A $2^{n/2}$-Time Algorithm for $\sqrt{n}$-SVP and $\sqrt{n}$-Hermite SVP, and an Improved Time-Approximation Tradeoff for (H)SVP

We show a $2^{{n/2+o(n)}$-time} algorithm that finds a (non-zero) vector in a lattice $\mathcal{L} \subset \mathbb{R}^n$ with norm at most $\tilde{O}(\sqrt{n})\cdot \min{\lambda1(\mathcal{L}), \det(\mathcal{L})^{1/n}}$, where $\lambda1(\mathcal{L})$ is the length of a shortest non-zero lattice vector and $\det(\mathcal{L})$ is the lattice determinant. Minkowski showed that $\lambda1(\mathcal{L}) \leq \sqrt{n} \det(\mathcal{L})^{1/n}$ and that there exist lattices with $\lambda1(\mathcal{L}) \geq \Omega(\sqrt{n}) \cdot \det(\mathcal{L})^{1/n}$, so that our algorithm finds vectors that are as short as possible relative to the determinant (up to a polylogarithmic factor). The main technical contribution behind this result is new analysis of (a simpler variant of) an algorithm from arXiv:1412.7994, which was only previously known to solve less useful problems. To achieve this, we rely crucially on the ``reverse Minkowski theorem'' (conjectured by Dadush arXiv:1606.06913 and proven by arXiv:1611.05979), which can be thought of as a partial converse to the fact that $\lambda1(\mathcal{L}) \leq \sqrt{n} \det(\mathcal{L})^{1/n}$. Previously, the fastest known algorithm for finding such a vector was the $2^{.802n + o(n)}$-time algorithm due to [Liu, Wang, Xu, and Zheng, 2011], which actually found a non-zero lattice vector with length $O(1) \cdot \lambda1(\mathcal{L})$. Though we do not show how to find lattice vectors with this length in time $2^{n/2+o(n)}$, we do show that our algorithm suffices for the most important application of such algorithms: basis reduction.
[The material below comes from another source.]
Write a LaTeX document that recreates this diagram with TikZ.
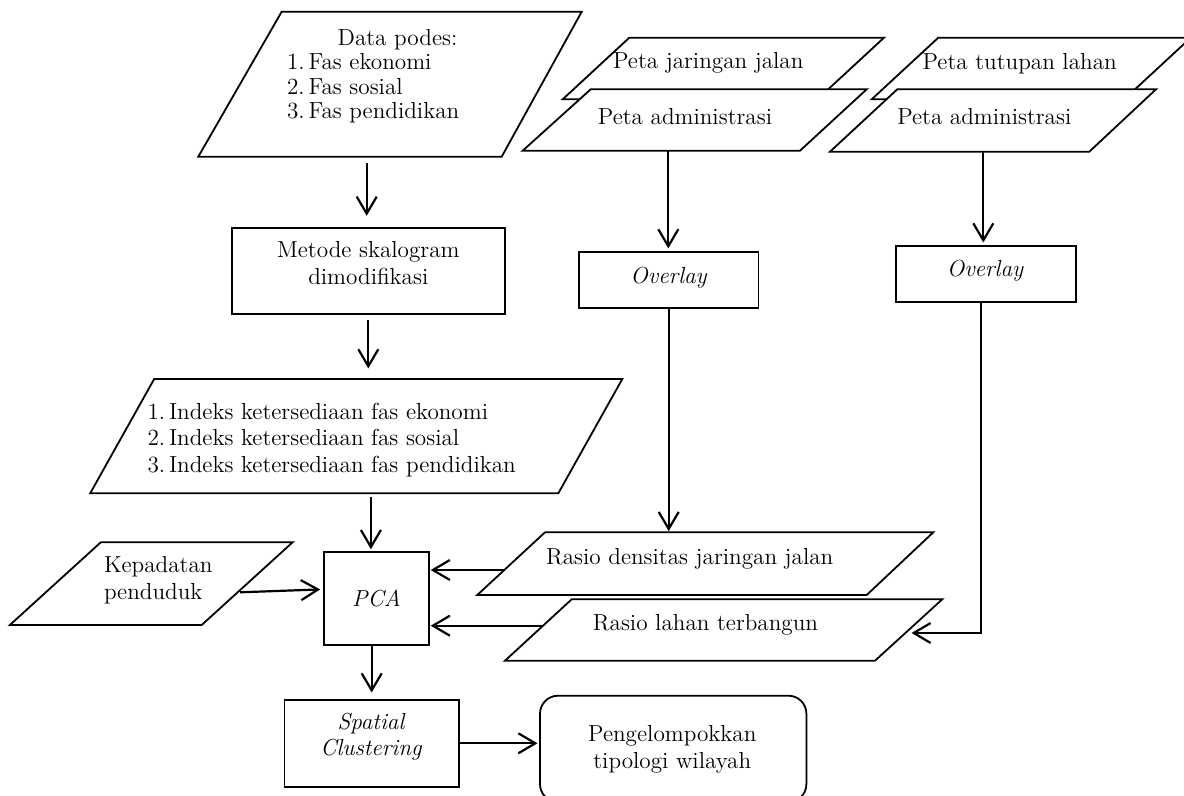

In particular, we show a modified version of Gama and Nguyen's slide-reduction algorithm [Gama and Nguyen, STOC 2008], which can be combined with the algorithm above to improve the time-length tradeoff for shortest-vector algorithms in nearly all regimes, including the regimes relevant to cryptography.